The Privy Council's decision to release 15 boat people has been greeted with dismay by the Hong Kong Government, which fears the case may set a precedent for hundreds of other Vietnamese currently locked up in detention centres with no hope of repatriation or resettlement elsewhere.

That reaction is understandable, given the potential cost in claims for compensation for wrongful imprisonment. But it is also misplaced and short-sighted.

If it were not for the public's obsession with the boat people 'burden', Hong Kong would be celebrating the Privy Council's reaffirmation of the right to habeas corpus and its strictures against indefinite detention. As it prepares for the change of sovereignty next year, the territory should be rejoicing at this additional bolstering of the Basic Law's guarantee against arbitrary or unlawful detention or imprisonment.

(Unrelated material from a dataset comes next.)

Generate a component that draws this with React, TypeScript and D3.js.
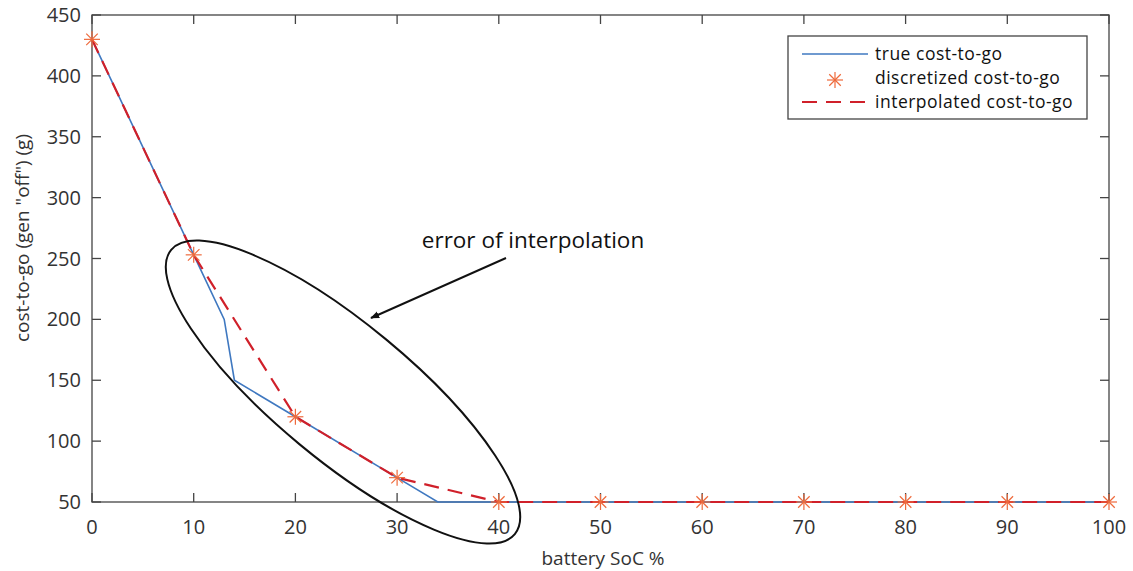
import React from "react";
import * as d3 from "d3";

const trueX = [0, 10, 13, 14, 20, 30, 34, 40, 50, 60, 70, 80, 90, 100];
const trueY = [430, 253, 200, 150, 120, 70, 50, 50, 50, 50, 50, 50, 50, 50];
const discX = [0, 10, 20, 30, 40, 50, 60, 70, 80, 90, 100];
const discY = [430, 253, 120, 70, 50, 50, 50, 50, 50, 50, 50];
const xTicks = [0, 10, 20, 30, 40, 50, 60, 70, 80, 90, 100];
const yTicks = [50, 100, 150, 200, 250, 300, 350, 400, 450];
const legendLabels = ["true cost-to-go", "discretized cost-to-go", "interpolated cost-to-go"];

const W = 1133, H = 571;
const M = { left: 92, top: 15, right: 1109, bottom: 502 };
const FONT = "'Open Sans', sans-serif";
const BLUE = "#3f78c0";
const STAR = "#ee6a3c";
const RED = "#d0202a";
const AXIS = "#444";

function Star({ x, y, r = 8 }: { x: number; y: number; r?: number }) {
  const d = r * 0.72;
  return (
    <g stroke={STAR} strokeWidth={1.2}>
      <line x1={x - r} y1={y} x2={x + r} y2={y} />
      <line x1={x} y1={y - r} x2={x} y2={y + r} />
      <line x1={x - d} y1={y - d} x2={x + d} y2={y + d} />
      <line x1={x - d} y1={y + d} x2={x + d} y2={y - d} />
    </g>
  );
}

export default function App() {
  const x = d3.scaleLinear().domain([0, 100]).range([M.left, M.right]);
  const y = d3.scaleLinear().domain([50, 450]).range([M.bottom, M.top]);
  const line = d3.line<[number, number]>().x((d) => x(d[0])).y((d) => y(d[1]));
  const truePts = trueX.map((v, i) => [v, trueY[i]] as [number, number]);
  const discPts = discX.map((v, i) => [v, discY[i]] as [number, number]);
  const tl = 9;

  return (
    <svg width={W} height={H} style={{ position: "absolute", left: 0, top: 0, background: "#fff" }}>
      <rect x={0} y={0} width={W} height={H} fill="#fff" />
      {/* box */}
      <rect x={M.left} y={M.top} width={M.right - M.left} height={M.bottom - M.top} fill="none" stroke={AXIS} strokeWidth={1.3} />
      {xTicks.map((t) => (
        <g key={"xt" + t}>
          <line x1={x(t)} x2={x(t)} y1={M.bottom} y2={M.bottom - tl} stroke={AXIS} strokeWidth={1.3} />
          <line x1={x(t)} x2={x(t)} y1={M.top} y2={M.top + tl} stroke={AXIS} strokeWidth={1.3} />
          <text x={x(t)} y={534} textAnchor="middle" fontFamily={FONT} fontSize={20} fill="#333">{t}</text>
        </g>
      ))}
      {yTicks.map((t) => (
        <g key={"yt" + t}>
          <line x1={M.left} x2={M.left + tl} y1={y(t)} y2={y(t)} stroke={AXIS} strokeWidth={1.3} />
          <line x1={M.right} x2={M.right - tl} y1={y(t)} y2={y(t)} stroke={AXIS} strokeWidth={1.3} />
          <text x={81} y={y(t) + 7} textAnchor="end" fontFamily={FONT} fontSize={20} fill="#333">{t}</text>
        </g>
      ))}
      <text x={603} y={565} textAnchor="middle" fontFamily={FONT} fontSize={19} fill="#333">battery SoC %</text>
      <text transform="translate(29,238) rotate(-90)" textAnchor="middle" fontFamily={FONT} fontSize={19} fill="#333">
        cost-to-go (gen "off") (g)
      </text>

      {/* series */}
      <path d={line(truePts) || ""} fill="none" stroke={BLUE} strokeWidth={1.6} />
      <path d={line(discPts) || ""} fill="none" stroke={RED} strokeWidth={2.2} strokeDasharray="15,9" />
      {discPts.map((p, i) => (
        <Star key={"s" + i} x={x(p[0])} y={y(p[1])} />
      ))}

      {/* annotation */}
      <ellipse cx={343} cy={392} rx={223} ry={68} transform="rotate(39.6 343 392)" fill="none" stroke="#111" strokeWidth={2} />
      <defs>
        <marker id="arr" viewBox="0 0 10 10" refX={9} refY={5} markerWidth={9} markerHeight={9} orient="auto" markerUnits="userSpaceOnUse">
          <path d="M0,1 L10,5 L0,9 Z" fill="#111" />
        </marker>
      </defs>
      <line x1={506} y1={258} x2={371} y2={318} stroke="#111" strokeWidth={2} markerEnd="url(#arr)" />
      <text x={533} y={248} textAnchor="middle" fontFamily={FONT} fontSize={22.5} fill="#111">error of interpolation</text>

      {/* legend */}
      <rect x={788} y={36} width={299} height={83} fill="#fff" stroke={AXIS} strokeWidth={1.3} />
      <line x1={802} x2={868} y1={54} y2={54} stroke={BLUE} strokeWidth={1.6} />
      <Star x={835} y={80} />
      <line x1={802} x2={868} y1={102} y2={102} stroke={RED} strokeWidth={2.2} strokeDasharray="15,9" />
      {legendLabels.map((s, i) => (
        <text key={s} x={875} y={60 + i * 24} fontFamily={FONT} fontSize={17.5} letterSpacing={0.5} fill="#111">{s}</text>
      ))}
    </svg>
  );
}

The Immigration Ordinance allows detention, but the courts will not accept that it permits indefinite deprivation of liberty. It is significant that there was no reference to the Bill of Rights in the case. The ruling shows that the law provides sufficient protection without it.

Apart from the wider legal implications, the ruling is not all bad news. Sooner or later - certainly before the change of sovereignty - the Government would have had to consider what to do with the boat-people Vietnam refused to take back. The ruling will concentrate minds and force the administration to examine its options.

If it cannot persuade either Vietnam or China to accept 'non-nationals', it should turn back to the international community for help. Taiwan should certainly be its first target, since the Privy Council's ruling concerned people with expired Taiwanese papers. As a gesture of magnanimity and proof of its concern with democracy and human rights, Taipei should be ready to think again.

Failing that, resettlement countries should open their doors to this small group of people and end their statelessness once and for all. A one-off gesture of goodwill would be a painless way to demonstrate solidarity with Hong Kong.